Well, I've looked again. I even kept the door open longer than I should have. You aren't interested in making something work with me. I get it. And I've reached a point where I don't want it either. I held on for way longer than I should have because of that moment on the 2nd date when I felt a jolt of "I could sit across the table from him forever". Lots of people have felt that for the ones they love and they get hurt and they have to move on... they deserve much better. I deserve someone with integrity. I deserve someone who loves me for me. I've met someone who loves me. I have met someone who wants to be with me.

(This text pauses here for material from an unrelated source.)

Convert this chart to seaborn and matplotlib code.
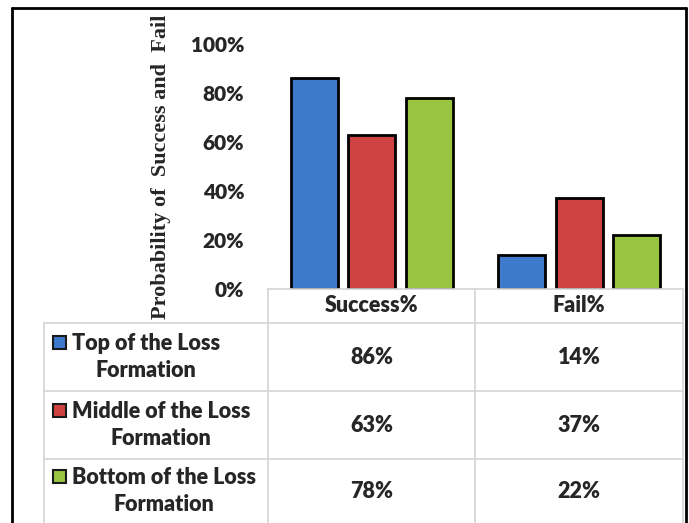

I've met someone who fits what I want in life - family, caring... He also makes effort to see me too - it's not all one-sided. The irony, he stopped going to church 8 years ago and doesn't know if he wants to be in it. You, were forced out of the church and say you want it. So, religion wise, I'd be in the same boat with either one of you.
Character wise? He wins.
I paid for your disney vacation. REALLY? If you had integrity, you wouldn't have let that happen. I don't regret it - especially because it's just one more reason why you and I wouldn't work.
when I think of you now, it's the song lyric "I feel nothing" from Chorus Line (I think). I really am over you. I just get tired when I think of making any effort on your behalf. I still pray for you but it's not that you'll feel my love any more. I just pray that you will have the blessings you need to be strong.
Good Luck my past Love Mr. R. I wish you well.